L’artiste Marc Séguin propose son regard unique sur l’actualité et sur le monde

L’automne, la chasse. La lumière qui baisse. Le vent qui tire du nord. Assis dans les feuilles mortes, adossé à un arbre. Dans l’attente.

Et penché sur le sol du potager, aussi, cette semaine, les genoux et les mains dans la terre mouillée qui a gelé et un peu dans la neige. Le temps d’arracher les dernières plantes et de récolter les derniers fruits et légumes qui ont été épargnés par le gel (quand même impressionné, on se dit, on est rendu au début de novembre et on fait encore des baba ganoush frais avec les aubergines). Quelques oignons oubliés, des carottes et des herbes s’obstinent. Autre signe : beaucoup plus « d’étranges » que d’habitude au village.

Il y a du va-et-vient dans le bois et les campagnes. Chaque automne le même rituel. Quelques centaines de milliers de personnes attendent ou traquent le gibier en forêt, dans les plaines, lacs, marais ou sur le littoral. Si certains le font comme une activité sociale, la plus grande majorité des chasseurs que je connais y vont pour récolter de la viande et s’en nourrir, entre l’idéologie et l’utilitaire ou parce que c’est rendu hors de prix à l’épicerie. Voilà par ailleurs une activité faite avec des armes qui fait un peu moins les actualités que les armes au Moyen-Orient. Mais c’est un autre sujet, proche du baba ganoush (tout est relié), j’en conviens. On va presque l’éviter aujourd’hui.

J’étais à l’atelier au début de la semaine. Un texto entre. Quelqu’un, un Juif, avec qui je travaille en Californie, m’envoie une vidéo d’étudiants de l’UCLA (Université de Californie à Los Angeles) qui manifestent, marchent et scandent des slogans incitant à tuer les Juifs au nom de la Palestine.
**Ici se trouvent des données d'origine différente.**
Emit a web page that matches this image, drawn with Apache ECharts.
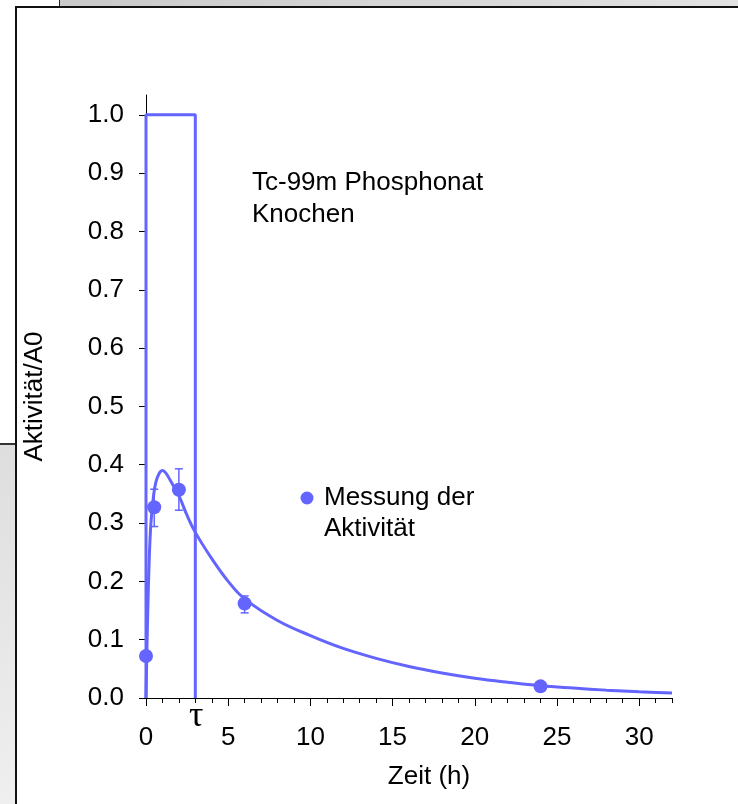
<!DOCTYPE html>
<html>
<head>
<meta charset="utf-8">
<script src="https://cdn.jsdelivr.net/npm/echarts@6/dist/echarts.min.js"></script>
<style>
  html, body { margin: 0; padding: 0; background: #fff; }
  #wrap { position: relative; width: 738px; height: 804px; overflow: hidden; }
  .bg { position: absolute; }
  #chart { position: absolute; left: 0; top: 0; width: 738px; height: 804px; }
</style>
</head>
<body>
<div id="wrap">
  <div class="bg" style="left:59px;top:0;width:679px;height:7px;background:linear-gradient(90deg,#c9c9c9,#e2e2e2);border-left:1px solid #222;"></div>
  <div class="bg" style="left:0;top:443px;width:16px;height:361px;background:linear-gradient(180deg,#dedede,#efefef);border-top:2px solid #333;"></div>
  <div class="bg" style="left:15px;top:6px;width:730px;height:810px;background:#fff;border-left:2px solid #111;border-top:2px solid #111;"></div>
  <div id="chart"></div>
</div>
<script>
// Zeit (h) und Aktivität/A0
var xMajor = [0, 5, 10, 15, 20, 25, 30]
var xMinor = [0, 1, 2, 3, 4, 5, 6, 7, 8, 9, 10, 11, 12, 13, 14, 15, 16, 17, 18, 19, 20, 21, 22, 23, 24, 25, 26, 27, 28, 29, 30, 31, 32]
var yTicks = [0, 0.1, 0.2, 0.3, 0.4, 0.5, 0.6, 0.7, 0.8, 0.9, 1.0]

var tau = 3
var rectData = [[0, 0], [0, 1], [3, 1], [3, 0]]

var curveT = [0, 0.1, 0.2, 0.3, 0.45, 0.6, 0.8, 1.0, 1.2, 1.5, 2, 2.5, 3, 4, 5, 6, 8, 10, 12, 14, 16, 18, 20, 22, 24, 26, 28, 30, 32]
var curveA = [0, 0.14, 0.24, 0.3, 0.345, 0.37, 0.385, 0.39, 0.386, 0.372, 0.347, 0.313, 0.284, 0.239, 0.2, 0.17, 0.133, 0.107, 0.085, 0.068, 0.054, 0.043, 0.034, 0.027, 0.021, 0.017, 0.0135, 0.0108, 0.0086]

var measT = [0, 0.5, 2, 6, 24]
var measA = [0.072, 0.327, 0.357, 0.162, 0.02]

var errT = [0.5, 2, 6]
var errLow = [0.294, 0.322, 0.146]
var errHigh = [0.358, 0.393, 0.175]

var blue = '#6464ff'
var font = 'Liberation Sans, Arial, sans-serif'

var chart = echarts.init(document.getElementById('chart'), null, { renderer: 'canvas' })

var option = {
  animation: false,
  backgroundColor: 'transparent',
  grid: { left: 146, right: 66, top: 95, bottom: 106, containLabel: false },
  xAxis: [{
    type: 'value',
    position: 'bottom',
    min: 0,
    max: 32,
    name: 'Zeit (h)',
    nameLocation: 'middle',
    nameGap: 66,
    nameTextStyle: { color: '#000', fontSize: 26, fontFamily: font, padding: [0, 0, 0, 40] },
    splitLine: { show: false },
    axisLine: { lineStyle: { color: '#000', width: 1 } },
    axisTick: { length: 8, lineStyle: { color: '#000' }, customValues: xMajor },
    axisLabel: { color: '#000', fontSize: 26, fontFamily: font, margin: 27, customValues: xMajor }
  }, {
    type: 'value',
    position: 'bottom',
    min: 0,
    max: 32,
    splitLine: { show: false },
    axisLine: { show: false },
    axisTick: { length: 5, lineStyle: { color: '#000' }, customValues: xMinor },
    axisLabel: { show: false }
  }],
  yAxis: {
    type: 'value',
    min: 0,
    max: 1.034,
    name: 'Aktivität/A0',
    nameLocation: 'middle',
    nameGap: 98,
    nameTextStyle: { color: '#000', fontSize: 26, fontFamily: font },
    splitLine: { show: false },
    axisLine: { show: true, lineStyle: { color: '#000', width: 1 } },
    axisTick: { show: true, length: 7, lineStyle: { color: '#000' }, customValues: yTicks },
    axisLabel: {
      color: '#000', fontSize: 26, fontFamily: font, margin: 22,
      customValues: yTicks,
      formatter: function (v) { return v.toFixed(1) }
    }
  },
  series: [{
    name: 'tau',
    type: 'line',
    data: rectData,
    symbol: 'none',
    lineStyle: { color: blue, width: 3 },
    z: 2
  }, {
    name: 'Modell',
    type: 'line',
    data: curveT.map(function (t, i) { return [t, curveA[i]] }),
    symbol: 'none',
    smooth: 0.4,
    lineStyle: { color: blue, width: 3 },
    z: 3
  }, {
    name: 'Fehler',
    type: 'custom',
    data: errT.map(function (t, i) { return [t, errLow[i], errHigh[i]] }),
    renderItem: function (params, api) {
      var lo = api.coord([api.value(0), api.value(1)])
      var hi = api.coord([api.value(0), api.value(2)])
      var w = 4
      var style = { stroke: blue, lineWidth: 1.5 }
      return {
        type: 'group',
        children: [
          { type: 'line', shape: { x1: lo[0], y1: lo[1], x2: hi[0], y2: hi[1] }, style: style },
          { type: 'line', shape: { x1: lo[0] - w, y1: lo[1], x2: lo[0] + w, y2: lo[1] }, style: style },
          { type: 'line', shape: { x1: hi[0] - w, y1: hi[1], x2: hi[0] + w, y2: hi[1] }, style: style }
        ]
      }
    },
    z: 4
  }, {
    name: 'Messung der Aktivität',
    type: 'scatter',
    data: measT.map(function (t, i) { return [t, measA[i]] }),
    symbol: 'circle',
    symbolSize: 14,
    itemStyle: { color: blue, opacity: 1 },
    z: 5
  }]
}

chart.setOption(option)

var tp = chart.convertToPixel({ xAxisIndex: 0, yAxisIndex: 0 }, [tau, 0])

chart.setOption({
  graphic: [{
    type: 'text', x: 252, y: 183,
    style: { text: 'Tc-99m Phosphonat', fill: '#000', font: '26px ' + font, textVerticalAlign: 'middle' }
  }, {
    type: 'text', x: 252, y: 215,
    style: { text: 'Knochen', fill: '#000', font: '26px ' + font, textVerticalAlign: 'middle' }
  }, {
    type: 'circle', shape: { cx: 307, cy: 498, r: 6.5 }, style: { fill: blue }
  }, {
    type: 'text', x: 324, y: 498,
    style: { text: 'Messung der', fill: '#000', font: '26px ' + font, textVerticalAlign: 'middle' }
  }, {
    type: 'text', x: 324, y: 529,
    style: { text: 'Aktivität', fill: '#000', font: '26px ' + font, textVerticalAlign: 'middle' }
  }, {
    type: 'text', x: tp[0] + 1, y: 717,
    style: { text: 'τ', fill: '#000', font: '36px Liberation Serif, DejaVu Serif, serif', textAlign: 'center', textVerticalAlign: 'middle' }
  }]
})
</script>
</body>
</html>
Ça va péter là aussi, on se dit ; la philanthropie d’origine juive est importante dans cet établissement. Bin coudonc, on se répète.

Tous les conflits finissent par révéler notre identité et les paradoxes de la nature humaine.

On semble oublier que l’écart de pouvoir (et de richesse) entre les élites et le reste de la population ne se creusera pas jusqu’à l’infini. Il va finir par y avoir un effondrement, un glissement de terrain ou une explosion de l’ordre social. Ça va grincer avant, il y aura des signes, on se fait dire par ceux qui observent. Mais peut-être est-ce commencé ? On s’en méfie certes, mais parfois on le souhaite un peu en secret. Car…

Un peu plus tard dans la semaine, en écho à ce qui se passe ici : les échecs des systèmes de santé reviennent nous hanter comme des personnages d’Halloween qui faisaient davantage peur lorsqu’ils ou elle étaient premiers ministres. Et la bête lourdeur administrative qui gangrène le corps social, la déficience des systèmes scolaires, sociaux et publics. Il n’y a pas d’ailleurs une grève dans quelques heures ? On est en droit de se demander si la mécanique de gouvernance actuelle est toujours le meilleur moyen de se gérer. Quelqu’un, quelque part pourrait inventer une nouvelle manière de penser le présent ?

Où l’a-t-on « échappé » ? Et pourquoi.

Toujours dans l’atelier, j’écoute en boucle le premier disque de Zaho de Sagazan. C’est magnifique et obsédant. Une des belles artistes, depuis belle lurette. Franchement douée. Elle a 23 ans. Et voilà que tout a du sens. Elle chante le présent et l’avenir avec foi. Critique et lucide.

Croire en soi est un cycle. Qui comme la chasse ou les aubergines, vont et viennent.

Parfois la haine, parfois l’amour. Elle chante avec l’intention de survivre et ne pas être abattue. Et c’est merveilleux.

J’étais au pied d’un grand pin blanc. La lumière tombait rapidement (courage, il ne reste que 45 jours avant le solstice d’hiver). J’entends ma respiration. Les doigts gelés, devant moi un cerf avec des cornes de trophée. Je n’ai pas levé mon arc. On s’est regardés une longue minute et on est restés dans le silence. Il était si bon, ce silence. Il a fini par reprendre sa route et disparaître doucement dans le bois sale. Prochaine fois, j’ai dit. Sinon, c’est même pas grave. Les choses vont et viennent, on se dit. J’irai au dépanneur m’acheter un sac de Miss Vickie’s au sel et vinaigre, si j’ai faim.